Crypto markets are especially fertile ground for supply and demand trading because they often show rapid imbalances and large liquidity hunts across chains. Volatility can create pronounced imbalances and clear fair value gaps, but speed of return matters even more in crypto.
Using curated crypto signals that highlight supply and demand setups across multiple blockchains can help you find the highest-probability opportunities faster. These signals can surface zones with clear origin imbalances and flag whether the current approach into the zone is slow and healthy or fast and risky. That makes scanning thousands of crypto pairs practical and efficient.
Final checklist for a textbook supply and demand trade
Is the zone drawn from the first candle of an aggressive move?
Does the origin include a fair value gap or imbalance?
Is price approaching the zone slowly and steadily?
Is the stop loss placed just beyond the zone's edge?
Is the take profit set at the opposing supply or demand area?
Answer yes to most of these and you have a statistical edge. Answer no and consider passing on the trade.
FAQ
What exactly is a supply zone?
A supply zone is the price area where selling pressure massively overwhelmed buying pressure, usually identified by the candle before a sharp, fast drop. It represents a level where sellers dominated and where retail traders may later buy into the market, creating liquidity to sell into.

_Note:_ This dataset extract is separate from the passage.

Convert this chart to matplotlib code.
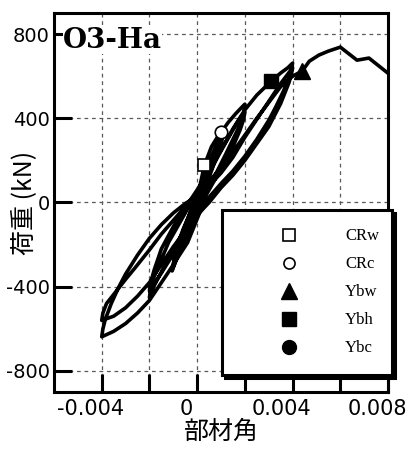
import matplotlib
matplotlib.use('Agg')
import matplotlib.pyplot as plt
import matplotlib.transforms as mtransforms
from matplotlib.lines import Line2D
import numpy as np

# drift angle in 1e-3 rad, load in kN
virgin_x = [0, 0.1, 0.3, 0.6, 0.9, 1.1]
virgin_y = [0, 70, 176, 265, 320, 345]

cyc1_x = [1.05, 0.9, 0.6, 0.3, 0, -0.3, -0.6, -0.85, -1.05,
          -1.0, -0.85, -0.6, -0.3, 0, 0.3, 0.6, 0.9, 1.1,
          1.05, 0.9, 0.6, 0.3, 0, -0.3, -0.6, -0.85, -1.0,
          -0.95, -0.8, -0.5, -0.2, 0.1, 0.4, 0.7, 1.0, 1.3, 1.6, 1.85, 2.0]
cyc1_y = [320, 270, 180, 90, 0, -95, -185, -265, -325,
          -290, -215, -130, -50, 30, 120, 205, 280, 330,
          300, 245, 150, 60, -30, -120, -205, -265, -305,
          -270, -200, -110, -20, 70, 160, 245, 333, 380, 420, 450, 467]

cyc2_x = [1.95, 1.8, 1.5, 1.2, 0.8, 0.4, 0, -0.5, -1.0, -1.5, -1.8, -2.0,
          -1.95, -1.8, -1.5, -1.2, -0.8, -0.4, 0, 0.5, 1.0, 1.5, 1.8, 2.0,
          1.95, 1.8, 1.5, 1.0, 0.5, 0, -0.5, -1.0, -1.5, -1.8, -2.0,
          -1.95, -1.8, -1.5, -1.0, -0.5, 0, 0.5, 1.0, 1.5, 2.0, 2.5, 3.1,
          3.5, 3.8, 4.0]
cyc2_y = [420, 370, 300, 230, 140, 55, -25, -120, -225, -330, -395, -452,
          -410, -350, -270, -190, -110, -30, 40, 140, 245, 345, 400, 430,
          395, 345, 265, 160, 60, -40, -140, -245, -335, -385, -420,
          -380, -320, -220, -115, -25, 60, 150, 250, 350, 440, 510, 576,
          615, 640, 662]

cyc3_x = [3.95, 3.85, 3.6, 3.3, 3.0, 2.5, 2.0, 1.5, 1.0, 0.5, 0.1, -0.4,
          -1.2, -2.0, -2.5, -3.0, -3.5, -4.0,
          -3.95, -3.85, -3.6, -3.3, -3.0, -2.5, -2.0, -1.5, -1.0, -0.5, 0,
          0.5, 1.0, 1.5, 2.0, 2.5, 3.0, 3.5, 3.8, 4.0,
          3.95, 3.85, 3.5, 3.0, 2.5, 2.0, 1.5, 1.0, 0.5, 0, -0.5, -1.0,
          -1.5, -2.0, -2.5, -3.0, -3.5, -4.0]
cyc3_y = [625, 590, 525, 455, 390, 300, 220, 150, 90, 25, -50, -190,
          -330, -465, -525, -575, -612, -638,
          -600, -555, -480, -405, -340, -250, -170, -105, -50, -5, 30,
          80, 140, 215, 310, 395, 480, 565, 610, 640,
          610, 570, 470, 360, 280, 200, 130, 70, 0, -60, -135, -210,
          -295, -380, -445, -500, -540, -560]

final_x = [-3.95, -3.8, -3.45, -3.0, -2.6, -2.0, -1.5, -1.0, -0.5, 0,
           0.5, 1.0, 1.5, 2.0, 2.5, 3.0, 3.5, 4.0, 4.4,
           4.7, 5.1, 5.5, 6.0, 6.7, 7.2, 8.0]
final_y = [-525, -480, -430, -365, -310, -225, -150, -85, -20, 40,
           100, 165, 240, 320, 400, 475, 550, 600, 624,
           671, 700, 719, 738, 676, 686, 614]

# characteristic points (drift 1e-3 rad, kN)
crw = (0.3, 176)
crc = (1.0, 333)
ybw = (4.4, 624)
ybh = (3.1, 576)
ybc = None  # not reached

drift = np.array(virgin_x + cyc1_x + cyc2_x + cyc3_x + final_x) * 1e-3
load = np.array(virgin_y + cyc1_y + cyc2_y + cyc3_y + final_y)

fig = plt.figure(figsize=(4.11, 4.49), dpi=100)
ax = fig.add_axes([0.1314, 0.127, 0.8127, 0.844])

ax.plot(drift, load, color='black', lw=2.6, solid_joinstyle='round',
        solid_capstyle='round', zorder=3)

mk = dict(ls='none', color='black', mec='black', zorder=4)
ax.plot(crw[0] * 1e-3, crw[1], marker='s', ms=9, mfc='white', mew=1.2, **mk)
ax.plot(crc[0] * 1e-3, crc[1], marker='o', ms=9, mfc='white', mew=1.2, **mk)
ax.plot(ybh[0] * 1e-3, ybh[1], marker='s', ms=10, mfc='black', **mk)
ax.plot(ybw[0] * 1e-3, ybw[1], marker='^', ms=12, mfc='black', **mk)

ax.set_xlim(-0.006, 0.008)
ax.set_ylim(-900, 900)
ax.set_xticks([-0.004, -0.002, 0, 0.002, 0.004, 0.006, 0.008])
ax.set_xticklabels(['-0.004', '', '0', '', '0.004', '', '0.008'])
ax.set_yticks([800, 400, 0, -400, -800])
ax.set_yticklabels(['800', '400', '0', '-400', '-800'])
ax.tick_params(direction='in', length=13, width=2.2)
ax.tick_params(axis='x', pad=5, labelsize=15)
ax.tick_params(axis='y', pad=3, labelsize=14)
shift = mtransforms.ScaledTranslation(-0.11, 0, fig.dpi_scale_trans)
for lab in ax.get_xticklabels():
    lab.set_transform(lab.get_transform() + shift)
for s in ax.spines.values():
    s.set_linewidth(2.2)
ax.grid(True, ls=(0, (3, 3)), color='0.35', lw=0.9, zorder=0)
ax.set_axisbelow(True)

cjk = ['Noto Sans CJK JP', 'DejaVu Sans']
ax.set_xlabel('部材角', family=cjk, fontsize=18, labelpad=0)
ax.set_ylabel('荷重 (kN)', family=cjk, fontsize=18)
ax.yaxis.set_label_coords(-0.052, 0.5)

ax.text(0.027, 0.908, 'O3-Ha', transform=ax.transAxes, family='DejaVu Serif',
        fontweight='bold', fontsize=20, va='baseline', ha='left', zorder=5,
        bbox=dict(facecolor='white', edgecolor='none', pad=0))

handles = [
    Line2D([], [], ls='none', marker='s', ms=8, mfc='white', mec='black', mew=1.2),
    Line2D([], [], ls='none', marker='o', ms=8, mfc='white', mec='black', mew=1.2),
    Line2D([], [], ls='none', marker='^', ms=12, mfc='black', mec='black'),
    Line2D([], [], ls='none', marker='s', ms=10, mfc='black', mec='black'),
    Line2D([], [], ls='none', marker='o', ms=10, mfc='black', mec='black'),
]
labels = ['CRw', 'CRc', 'Ybw', 'Ybh', 'Ybc']
leg = ax.legend(handles, labels, loc='upper left',
                bbox_to_anchor=(0.503, 0.0, 0.509, 0.480), mode='expand',
                borderaxespad=0, prop={'family': 'Liberation Serif', 'size': 12},
                handlelength=5.8, handletextpad=0.48, borderpad=1.1,
                labelspacing=0.72, numpoints=1, fancybox=False,
                shadow={'color': 'black', 'alpha': 1}, framealpha=1)
leg.get_frame().set_edgecolor('black')
leg.get_frame().set_linewidth(2.2)
leg.set_zorder(6)

fig.savefig('out.png', dpi=100)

How do I draw a demand zone?
Mark the candle immediately before a strong upward surge. The horizontal zone should cover the wick and body area where price began its aggressive move up. The cleaner the move and the larger the imbalance, the stronger the zone.
What is a fair value gap and why does it matter?
A fair value gap is an unfilled area created by a fast price move where there is little to no trading volume. It signals an imbalance between buyers and sellers. When a zone has a fair value gap at its origin, the chance of a meaningful reaction on retest is higher.
Does supply and demand work in crypto as well as stocks or Forex?
Yes. Crypto often produces very clear imbalances and fair value gaps because of its volatility. That makes supply and demand setups easy to spot, but also increases the need for careful risk management. Combining manual zone work with quality crypto signals can speed up discovery and help prioritize the best setups.
How should I manage risk on supply and demand trades?
Use a stop loss below the demand zone (or above the supply zone for shorts) and size your position so your risk per trade matches your plan. Favor trades where the reward to risk is attractive and avoid overleveraging, especially in fast-moving markets like crypto.